The freshman clenched his meaty fist, a red card peeking out of it. "You don't know what it's like."
"No, I don't." Wolf drew his eyebrows tight and hard. "And you won't either, if you keep going on like this."
"I'm not stopping," The freshmen set his jaw proudly. "I don't give a shit what you say."
My chest swelled a bit. Good for him, standing up to Wolf's sorry ass. Wolf, on the other hand, didn't even blink. He walked over to the crowd, to where a girl was drinking an iced coffee. He said something to her, and she gave the rest to him. It was a bizarre silence, until Wolf walked over to the freshman and dumped the coffee over his head.
The crowd gave a half-muffled shriek. Some started laughing. The freshman looked mortified, anger buried deep in his gaze, but he didn't so much as glance at Wolf with it. Wolf, on the other hand, stared right at him, as if daring him to throw a punch. He'd just antagonized a guy who could probably fold him in half, but he looked unruffled and fearless to the point of arrogant.
"You will stop," Wolf said. "Or I will make you stop. It's your choice - control yourself, or have me do it for you."
The freshman could only stare at the ground, but even I could tell he wanted to spit out a 'fuck you'. I gritted my teeth. I was getting sick just watching this. I'd had enough. I strode into the center, between the freshman and Wolf. He immediately turned his snarling on me.
"What the hell are you doing, scholarshipper?"
"Wow, it's weird how I also have a question for you, which is; are you actually this much of a pisslord, or is it just to show off for your daddy?"

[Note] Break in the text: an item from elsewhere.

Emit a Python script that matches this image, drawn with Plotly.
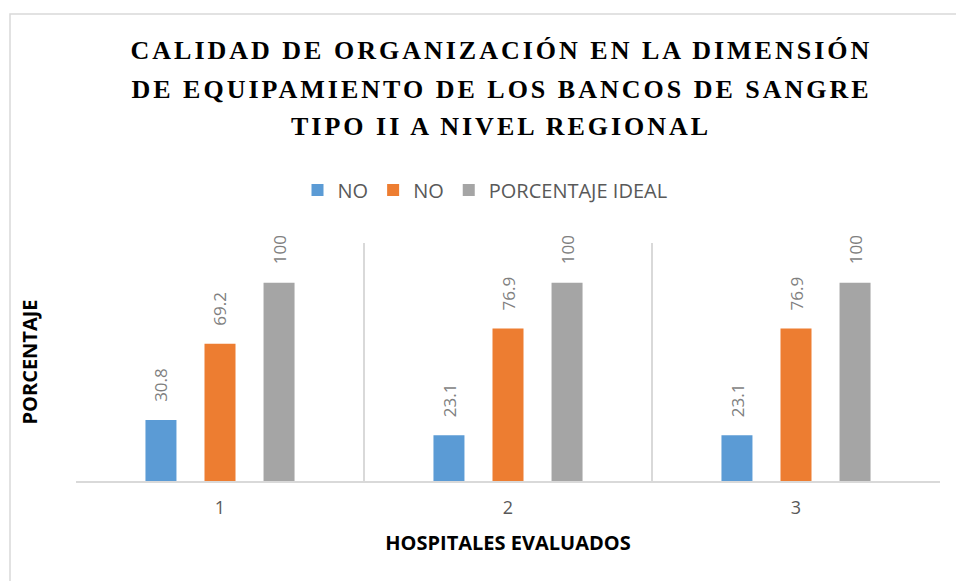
import plotly.graph_objects as go

# Hospitals evaluated and percentages per series
hospitales = [1, 2, 3]
serie_no_1 = [30.8, 23.1, 23.1]
serie_no_2 = [69.2, 76.9, 76.9]
porcentaje_ideal = [100, 100, 100]

nombres = ["NO", "NO", "PORCENTAJE IDEAL"]
colores = ["#5B9BD5", "#ED7D31", "#A5A5A5"]
series = [serie_no_1, serie_no_2, porcentaje_ideal]

titulo = [
    "CALIDAD DE ORGANIZACIÓN EN LA DIMENSIÓN",
    "DE EQUIPAMIENTO DE LOS BANCOS DE SANGRE",
    "TIPO II A NIVEL REGIONAL",
]

W, H = 956, 581
M_L, M_R, M_T, M_B = 76, 16, 243, 100
BARGAP = 0.385
BARGROUPGAP = 0.475
plot_h = H - M_T - M_B
plot_w = W - M_L - M_R


def paper_y(px):
    return (H - M_B - px) / plot_h


def paper_x(px):
    return (px - M_L) / plot_w


fig = go.Figure()
for nombre, color, valores in zip(nombres, colores, series):
    fig.add_trace(go.Bar(x=hospitales, y=valores, name=nombre,
                         marker=dict(color=color, line=dict(width=0))))

annotations = []
# Title lines (letter spacing applied with CSS below)
for linea, ypx in zip(titulo, [50, 89, 127]):
    annotations.append(dict(
        text=linea, xref="paper", yref="paper", x=paper_x(501), y=paper_y(ypx),
        xanchor="center", yanchor="middle", showarrow=False,
        font=dict(family="Liberation Serif", size=26, color="#000000", weight="bold"),
    ))

# Rotated value labels above each bar
slot = (1 - BARGAP) / len(series)
for i, valores in enumerate(series):
    desplaz = (i - (len(series) - 1) / 2) * slot
    for h, v in zip(hospitales, valores):
        annotations.append(dict(
            text=f"{v:g}", x=h + desplaz, y=v, xref="x", yref="y",
            xanchor="center", yanchor="bottom", yshift=16, textangle=-90,
            showarrow=False, font=dict(family="Open Sans", size=17, color="#7F7F7F"),
        ))

fig.update_layout(
    width=W, height=H,
    margin=dict(l=M_L, r=M_R, t=M_T, b=M_B),
    paper_bgcolor="white", plot_bgcolor="white",
    barmode="group", bargap=BARGAP, bargroupgap=BARGROUPGAP,
    font=dict(family="Open Sans", color="#595959"),
    showlegend=True,
    legend=dict(orientation="h", x=paper_x(485), y=paper_y(190),
                xanchor="center", yanchor="middle",
                font=dict(family="Open Sans", size=20, color="#595959"),
                bgcolor="rgba(0,0,0,0)"),
    annotations=annotations,
    shapes=[dict(type="rect", xref="paper", yref="paper",
                 x0=paper_x(10), x1=paper_x(W + 20), y0=paper_y(H + 20), y1=paper_y(14),
                 line=dict(color="#D9D9D9", width=1.5), layer="below")],
)

fig.update_xaxes(
    range=[0.5, 3.5], tickvals=hospitales, ticktext=[str(h) for h in hospitales],
    showgrid=False, zeroline=False,
    showline=True, linecolor="#D9D9D9", linewidth=1.5,
    ticks="", ticklabelstandoff=10,
    tickfont=dict(family="Open Sans", size=18, color="#595959"),
    minor=dict(tickvals=[0.5, 1.5, 2.5, 3.5], showgrid=True, gridcolor="#D9D9D9", gridwidth=1.5),
    title=dict(text="HOSPITALES EVALUADOS", standoff=18,
               font=dict(family="Open Sans", size=20, color="#000000", weight="bold")),
)
fig.update_yaxes(
    range=[0, 120], showgrid=False, zeroline=False, showticklabels=False,
    showline=False, ticks="",
    title=dict(text="PORCENTAJE", standoff=32,
               font=dict(family="Open Sans", size=20, color="#000000", weight="bold")),
)

css = ("var s=document.createElement('style');"
       "s.textContent='g.annotation[data-index=\"0\"] text,g.annotation[data-index=\"1\"] text,"
       "g.annotation[data-index=\"2\"] text{letter-spacing:3px}';"
       "document.head.appendChild(s);")
fig.write_html("out.html", post_script=css)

A second murmur ran through the crowd. I kept my head high. Wolf's feral glare was practically searing me from the inside out. He opened his mouth, and at that second the bell rang, loud enough to break the tension and scattering the crowd in a dozen directions. The freshman ducked away from us, dripping coffee as he went. In a blink it was just Wolf and I. I'd make a pun about staring down a wolf, here, but I was too nervous at the time.
"You keep getting in my way," He growled.
"Someone's gotta do it," I lilted. "Haven't you seen a single feel-good after school cartoon? How else will we defend against the evils of bullying? Who am I kidding - you probably grew up watching orchestras in Berlin instead of TV."
I was shocked by my own bravery, but then I realized my mouth was running on an auto-pilot born of chest-crushing anxiety. Could he really take my scholarship away? Even if he could, that doesn't mean I would just stand by and watch him harass and humiliate other people. Not when I know how much psychological damage that could do. Wolf's glare lingered on my face, over my blazer, to my skirt and long socks and worn converse shoes.
"You've got the best grades in the sophomore class behind Fitz," Wolf finally said. "But in reality you're a complete idiot."
"I'd rather be an idiot than a sadistic, spoiled little bully," I countered, my face turning red.